§ DATASET EXTRACT:
..........
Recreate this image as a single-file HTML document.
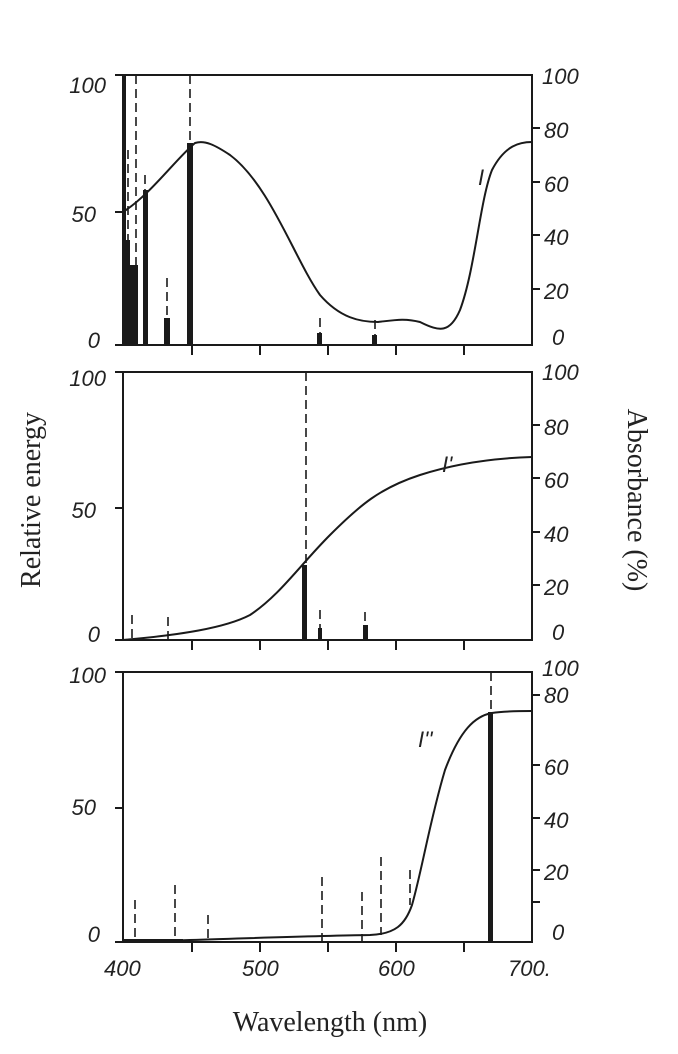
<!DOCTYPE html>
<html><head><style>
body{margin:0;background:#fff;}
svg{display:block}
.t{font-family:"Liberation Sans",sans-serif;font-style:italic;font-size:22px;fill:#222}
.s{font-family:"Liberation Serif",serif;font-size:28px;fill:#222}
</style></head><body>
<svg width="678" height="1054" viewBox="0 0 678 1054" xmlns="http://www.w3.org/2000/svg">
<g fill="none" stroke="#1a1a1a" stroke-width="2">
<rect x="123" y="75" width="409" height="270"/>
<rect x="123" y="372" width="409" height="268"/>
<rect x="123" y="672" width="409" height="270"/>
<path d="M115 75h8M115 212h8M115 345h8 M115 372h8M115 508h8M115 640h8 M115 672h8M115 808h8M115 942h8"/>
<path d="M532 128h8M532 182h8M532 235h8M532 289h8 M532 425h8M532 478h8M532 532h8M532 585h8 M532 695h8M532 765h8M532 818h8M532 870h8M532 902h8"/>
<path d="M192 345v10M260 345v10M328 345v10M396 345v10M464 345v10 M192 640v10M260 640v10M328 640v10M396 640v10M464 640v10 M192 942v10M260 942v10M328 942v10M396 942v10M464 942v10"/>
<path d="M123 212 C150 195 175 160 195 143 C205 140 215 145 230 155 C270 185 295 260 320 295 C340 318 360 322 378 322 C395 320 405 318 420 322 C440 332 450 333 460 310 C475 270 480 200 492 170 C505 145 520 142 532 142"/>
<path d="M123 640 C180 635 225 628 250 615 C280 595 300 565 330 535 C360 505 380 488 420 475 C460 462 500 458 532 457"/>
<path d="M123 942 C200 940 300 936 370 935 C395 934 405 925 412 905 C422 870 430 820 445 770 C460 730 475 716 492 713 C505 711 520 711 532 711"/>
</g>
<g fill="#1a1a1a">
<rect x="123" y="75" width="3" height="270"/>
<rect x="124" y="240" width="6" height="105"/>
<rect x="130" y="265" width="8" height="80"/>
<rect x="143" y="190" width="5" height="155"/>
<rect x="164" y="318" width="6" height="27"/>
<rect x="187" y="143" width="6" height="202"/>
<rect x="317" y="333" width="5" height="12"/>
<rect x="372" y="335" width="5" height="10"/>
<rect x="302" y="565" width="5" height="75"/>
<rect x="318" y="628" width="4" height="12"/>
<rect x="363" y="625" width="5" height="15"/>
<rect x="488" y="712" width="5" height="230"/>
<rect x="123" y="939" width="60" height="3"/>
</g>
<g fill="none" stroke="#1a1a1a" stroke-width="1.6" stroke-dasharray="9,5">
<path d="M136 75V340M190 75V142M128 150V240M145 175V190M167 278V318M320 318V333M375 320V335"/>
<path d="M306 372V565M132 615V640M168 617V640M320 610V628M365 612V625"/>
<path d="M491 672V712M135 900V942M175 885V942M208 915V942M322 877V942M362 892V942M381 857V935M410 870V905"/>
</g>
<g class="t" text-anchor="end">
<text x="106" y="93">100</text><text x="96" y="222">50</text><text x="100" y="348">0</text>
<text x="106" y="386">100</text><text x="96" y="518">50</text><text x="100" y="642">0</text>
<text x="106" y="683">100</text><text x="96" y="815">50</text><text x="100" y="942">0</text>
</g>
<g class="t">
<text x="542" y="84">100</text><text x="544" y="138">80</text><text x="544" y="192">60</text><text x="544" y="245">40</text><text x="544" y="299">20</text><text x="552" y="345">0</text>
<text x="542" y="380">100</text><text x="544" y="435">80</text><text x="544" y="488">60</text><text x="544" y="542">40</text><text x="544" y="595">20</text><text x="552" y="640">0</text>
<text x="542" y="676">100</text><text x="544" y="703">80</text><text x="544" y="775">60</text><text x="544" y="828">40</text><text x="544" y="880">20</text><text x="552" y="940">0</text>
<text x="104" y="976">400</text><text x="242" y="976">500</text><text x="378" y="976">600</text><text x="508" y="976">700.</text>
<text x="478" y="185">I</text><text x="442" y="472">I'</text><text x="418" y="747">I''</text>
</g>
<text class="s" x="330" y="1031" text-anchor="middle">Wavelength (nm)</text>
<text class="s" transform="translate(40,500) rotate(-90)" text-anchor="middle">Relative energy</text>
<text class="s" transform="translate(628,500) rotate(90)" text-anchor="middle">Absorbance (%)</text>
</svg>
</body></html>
..........
§ BRIEF: Return the listing above word for word, with the pictures removed.

§ RESPONSE TO THIS EXERCISE:
Recreate this image as a single-file HTML document.
<!DOCTYPE html>
<html><head><style>
body{margin:0;background:#fff;}
svg{display:block}
.t{font-family:"Liberation Sans",sans-serif;font-style:italic;font-size:22px;fill:#222}
.s{font-family:"Liberation Serif",serif;font-size:28px;fill:#222}
</style></head><body>
<svg width="678" height="1054" viewBox="0 0 678 1054" xmlns="http://www.w3.org/2000/svg">
<g fill="none" stroke="#1a1a1a" stroke-width="2">
<rect x="123" y="75" width="409" height="270"/>
<rect x="123" y="372" width="409" height="268"/>
<rect x="123" y="672" width="409" height="270"/>
<path d="M115 75h8M115 212h8M115 345h8 M115 372h8M115 508h8M115 640h8 M115 672h8M115 808h8M115 942h8"/>
<path d="M532 128h8M532 182h8M532 235h8M532 289h8 M532 425h8M532 478h8M532 532h8M532 585h8 M532 695h8M532 765h8M532 818h8M532 870h8M532 902h8"/>
<path d="M192 345v10M260 345v10M328 345v10M396 345v10M464 345v10 M192 640v10M260 640v10M328 640v10M396 640v10M464 640v10 M192 942v10M260 942v10M328 942v10M396 942v10M464 942v10"/>
<path d="M123 212 C150 195 175 160 195 143 C205 140 215 145 230 155 C270 185 295 260 320 295 C340 318 360 322 378 322 C395 320 405 318 420 322 C440 332 450 333 460 310 C475 270 480 200 492 170 C505 145 520 142 532 142"/>
<path d="M123 640 C180 635 225 628 250 615 C280 595 300 565 330 535 C360 505 380 488 420 475 C460 462 500 458 532 457"/>
<path d="M123 942 C200 940 300 936 370 935 C395 934 405 925 412 905 C422 870 430 820 445 770 C460 730 475 716 492 713 C505 711 520 711 532 711"/>
</g>
<g fill="#1a1a1a">
<rect x="123" y="75" width="3" height="270"/>
<rect x="124" y="240" width="6" height="105"/>
<rect x="130" y="265" width="8" height="80"/>
<rect x="143" y="190" width="5" height="155"/>
<rect x="164" y="318" width="6" height="27"/>
<rect x="187" y="143" width="6" height="202"/>
<rect x="317" y="333" width="5" height="12"/>
<rect x="372" y="335" width="5" height="10"/>
<rect x="302" y="565" width="5" height="75"/>
<rect x="318" y="628" width="4" height="12"/>
<rect x="363" y="625" width="5" height="15"/>
<rect x="488" y="712" width="5" height="230"/>
<rect x="123" y="939" width="60" height="3"/>
</g>
<g fill="none" stroke="#1a1a1a" stroke-width="1.6" stroke-dasharray="9,5">
<path d="M136 75V340M190 75V142M128 150V240M145 175V190M167 278V318M320 318V333M375 320V335"/>
<path d="M306 372V565M132 615V640M168 617V640M320 610V628M365 612V625"/>
<path d="M491 672V712M135 900V942M175 885V942M208 915V942M322 877V942M362 892V942M381 857V935M410 870V905"/>
</g>
<g class="t" text-anchor="end">
<text x="106" y="93">100</text><text x="96" y="222">50</text><text x="100" y="348">0</text>
<text x="106" y="386">100</text><text x="96" y="518">50</text><text x="100" y="642">0</text>
<text x="106" y="683">100</text><text x="96" y="815">50</text><text x="100" y="942">0</text>
</g>
<g class="t">
<text x="542" y="84">100</text><text x="544" y="138">80</text><text x="544" y="192">60</text><text x="544" y="245">40</text><text x="544" y="299">20</text><text x="552" y="345">0</text>
<text x="542" y="380">100</text><text x="544" y="435">80</text><text x="544" y="488">60</text><text x="544" y="542">40</text><text x="544" y="595">20</text><text x="552" y="640">0</text>
<text x="542" y="676">100</text><text x="544" y="703">80</text><text x="544" y="775">60</text><text x="544" y="828">40</text><text x="544" y="880">20</text><text x="552" y="940">0</text>
<text x="104" y="976">400</text><text x="242" y="976">500</text><text x="378" y="976">600</text><text x="508" y="976">700.</text>
<text x="478" y="185">I</text><text x="442" y="472">I'</text><text x="418" y="747">I''</text>
</g>
<text class="s" x="330" y="1031" text-anchor="middle">Wavelength (nm)</text>
<text class="s" transform="translate(40,500) rotate(-90)" text-anchor="middle">Relative energy</text>
<text class="s" transform="translate(628,500) rotate(90)" text-anchor="middle">Absorbance (%)</text>
</svg>
</body></html>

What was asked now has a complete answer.